Не будем заниматься выяснением точной цифры. Были и были. Но среди них нельзя не упомянуть Надежду Давыдовну Вольпин, поэтессу и переводчицу, которая была моложе Есенина на 5 лет. В 1995 году она отметила свое 95-летие.
Она родилась в интеллигентной семье. Мать – учительница, отец – юрист. Настоящий юрист, к которому обращался за советом сам Плевако. Семья жила сначала в Могилеве, затем перебралась в Москву. Жили неподалеку от храма Христа Спасителя. Надежда закончила гимназию в 1917 году. Да, в том роковом году, который перевернул всю Россию и перебаламутил все русское общество.
Чтобы не умереть с голоду, Надежда Вольпин пошла работать библиотекарем в госпитале. Как и всякая образованная барышня, конечно, писала стихи еще с гимназии. Однажды набралась храбрости и отправилась в союз поэтов (он тогда располагался напротив центрального телеграфа, Тверская, 18), и прочитала там отрывок из поэмы «Нарцисс». Когда она читала стихи, в дверях появились Сергей Есенин и Анатолий Мариенгоф.

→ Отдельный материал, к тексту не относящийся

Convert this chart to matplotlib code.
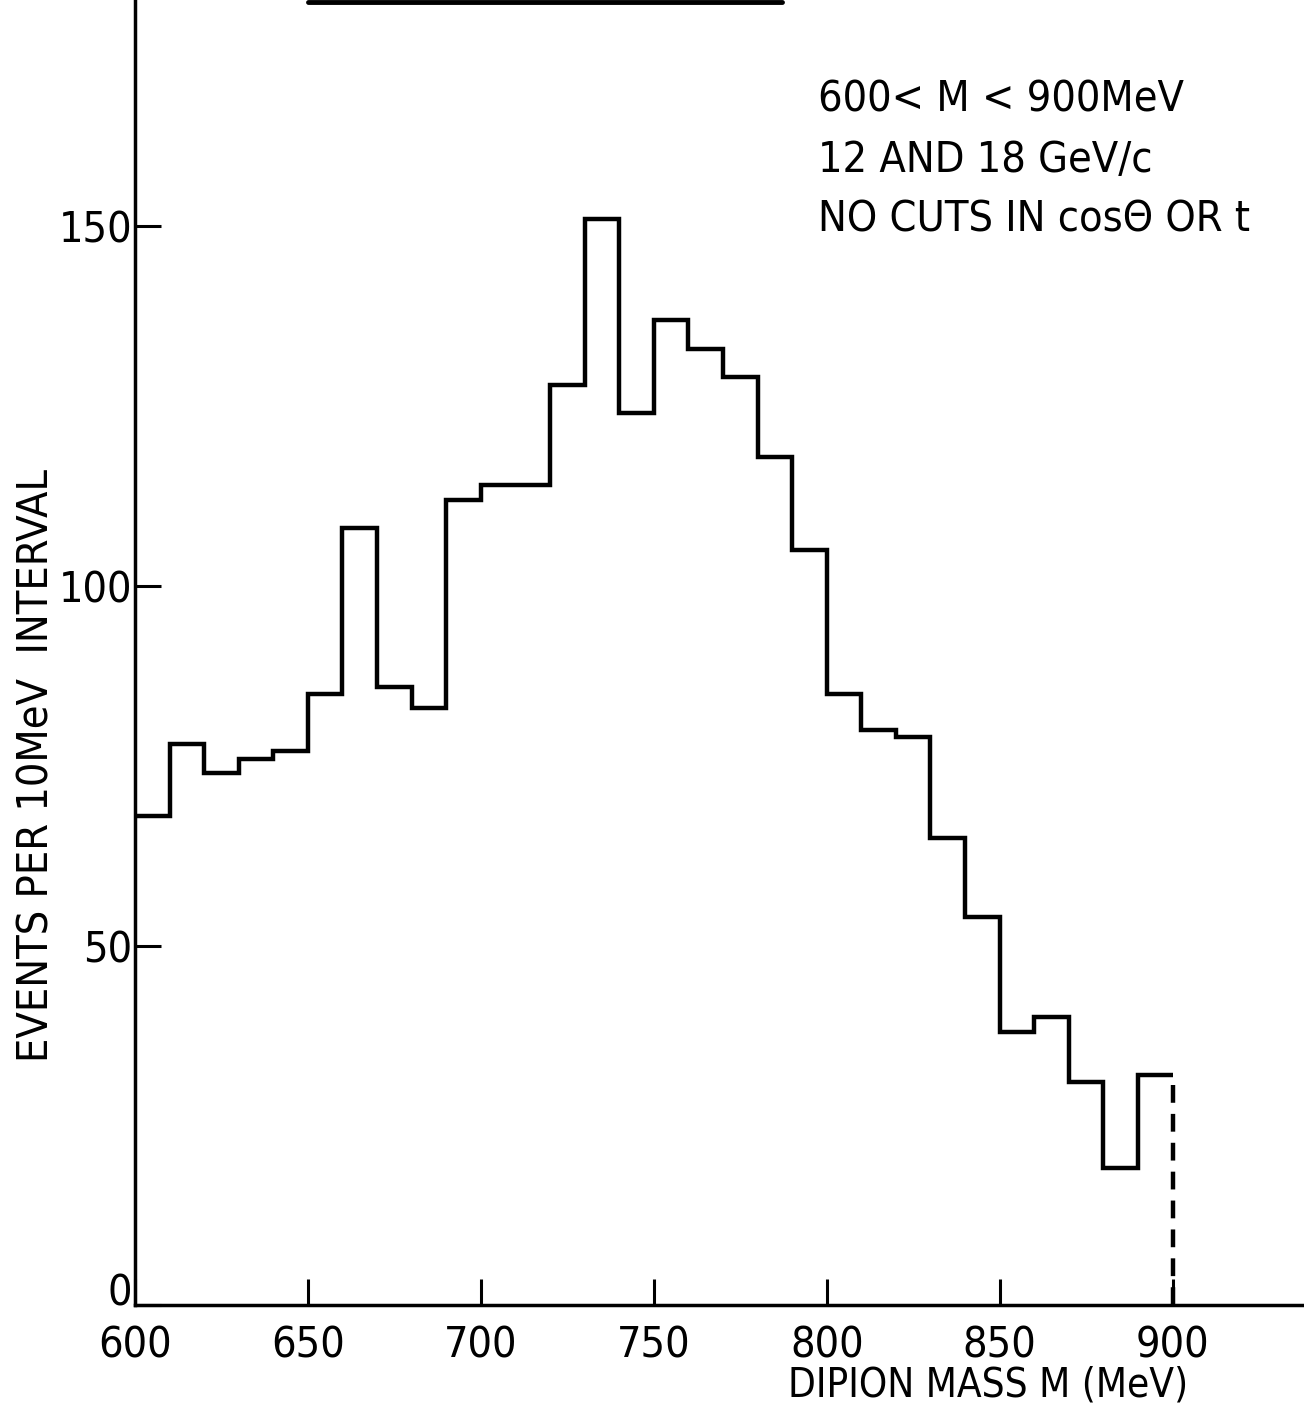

Надежду в союз приняли, и она на вполне законных основаниях стала ходить в кафе поэтов.
В один из «судьбоносных дней» к ее столику подсел Есенин. Завязался разговор. Далее слово самой Надежде Давыдовне:
«Пошел меня провожать. С той поры встречались, разговаривали. Как-то он словно бы вскользь (на вопрос «Почему пригорюнились?») сказал: «Любимая меня бросила. И увела с собой ребенка!» А в другой раз, месяца через два, сказал: «У меня трое детей». Однако позже горячо это отрицал: «Детей у меня двое!»

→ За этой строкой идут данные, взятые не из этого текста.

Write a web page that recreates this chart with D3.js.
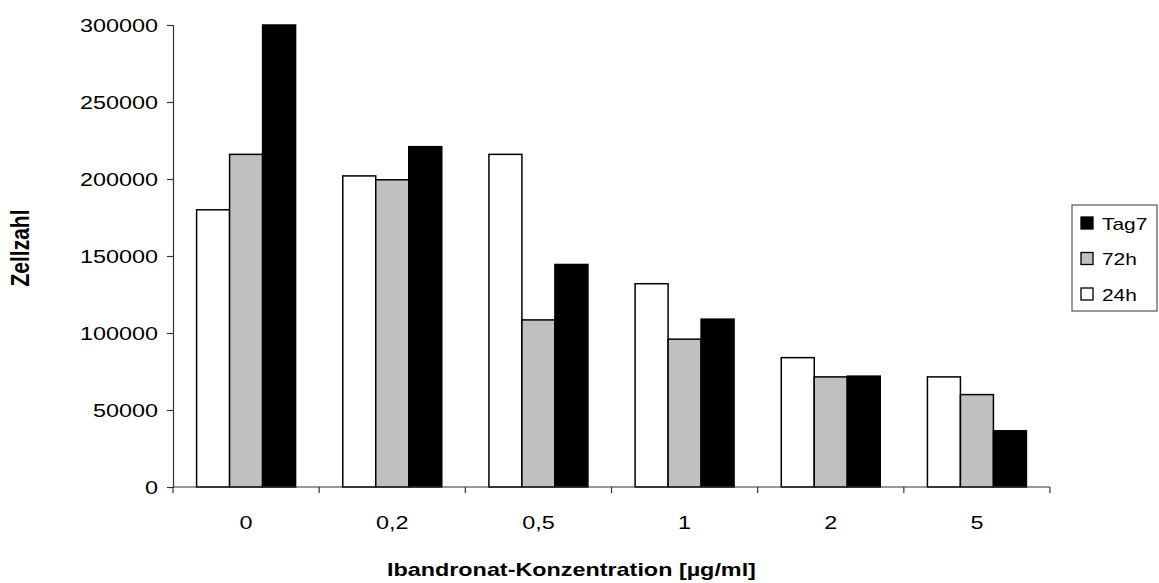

– Да вы же сами сказали мне, что трое!
– Сказал? Я? Не мог я вам этого сказать! Двое!
И только через четыре года, уже зная, что и я намерена одарить его ребенком, сознался мне, что детей у него трое: дочка и двое сыновей. «Засекреченным» сыном был, по-видимому, Юрий Изряднов…» (Из интервью с Н. Вольпин в «Российской газете», 14.8.1994.)

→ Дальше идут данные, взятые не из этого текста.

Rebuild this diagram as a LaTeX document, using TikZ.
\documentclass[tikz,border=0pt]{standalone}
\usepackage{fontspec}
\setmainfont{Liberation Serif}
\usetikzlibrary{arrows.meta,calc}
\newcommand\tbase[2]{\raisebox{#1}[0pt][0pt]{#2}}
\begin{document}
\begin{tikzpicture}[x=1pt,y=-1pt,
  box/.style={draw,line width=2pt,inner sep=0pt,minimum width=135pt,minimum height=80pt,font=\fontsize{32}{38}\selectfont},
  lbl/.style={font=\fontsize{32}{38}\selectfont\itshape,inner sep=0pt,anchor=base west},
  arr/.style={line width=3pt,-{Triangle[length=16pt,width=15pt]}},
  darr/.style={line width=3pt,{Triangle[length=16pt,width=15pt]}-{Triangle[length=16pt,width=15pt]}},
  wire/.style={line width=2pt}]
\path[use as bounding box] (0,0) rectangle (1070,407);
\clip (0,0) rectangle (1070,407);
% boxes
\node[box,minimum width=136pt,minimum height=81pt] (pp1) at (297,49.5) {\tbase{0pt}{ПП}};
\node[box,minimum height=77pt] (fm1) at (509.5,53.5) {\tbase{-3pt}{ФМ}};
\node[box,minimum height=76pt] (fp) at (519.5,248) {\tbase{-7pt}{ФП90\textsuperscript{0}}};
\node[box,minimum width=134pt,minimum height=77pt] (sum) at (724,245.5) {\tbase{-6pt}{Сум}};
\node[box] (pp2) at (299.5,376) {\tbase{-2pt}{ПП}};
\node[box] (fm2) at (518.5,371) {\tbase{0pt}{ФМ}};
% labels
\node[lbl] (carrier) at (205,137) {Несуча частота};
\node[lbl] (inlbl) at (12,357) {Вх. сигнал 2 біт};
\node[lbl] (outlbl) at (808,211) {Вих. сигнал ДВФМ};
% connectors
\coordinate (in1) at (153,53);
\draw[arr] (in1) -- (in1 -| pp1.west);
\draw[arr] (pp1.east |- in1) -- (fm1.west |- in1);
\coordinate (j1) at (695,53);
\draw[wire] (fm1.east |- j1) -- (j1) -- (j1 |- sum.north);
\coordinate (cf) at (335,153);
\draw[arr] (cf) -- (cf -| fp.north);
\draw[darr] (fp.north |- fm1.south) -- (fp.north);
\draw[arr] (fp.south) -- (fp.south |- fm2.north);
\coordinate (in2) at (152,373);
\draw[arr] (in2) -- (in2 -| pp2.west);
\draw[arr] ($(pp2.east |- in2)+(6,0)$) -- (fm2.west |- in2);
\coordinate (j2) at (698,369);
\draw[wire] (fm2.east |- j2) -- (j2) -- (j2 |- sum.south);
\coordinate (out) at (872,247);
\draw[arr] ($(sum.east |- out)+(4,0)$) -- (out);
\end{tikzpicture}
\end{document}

Сближение Есенина и Надежды Вольпин произошло весной 1920 года. Высшей точки роман достиг в 1920–1921 годах, затем начались размолвки и ссоры. В Есенина она влюбилась «сразу и окончательно», хотя и сознавала, что он, по существу, – «безлюбый», внутренне холодный человек.
Дважды Вольпин была в доме на Перчистенке у Айседоры Дункан. Перед отъездом в Европу Есенин спросил Надежду: «Будешь меня ждать?» Когда он вернулся, она находилась в Дмитрове. Потом в Москве они встретились.
Обратимся к воспоминаниям Вольпин:
«Октябрь двадцать третьего. Сижу за столиком в «Стойле Пегаса», прихлебываю свой вечерний кофе и на клочке бумаги записываю строки новых стихов – из моей «Фетиды»:
Ко мне подходит Иван Грузинов. За его широкой спиной маячит, пошатываясь и горбясь, фигура Есенина.
– Надя, очень прошу вас: уведите его к себе. Вот сейчас.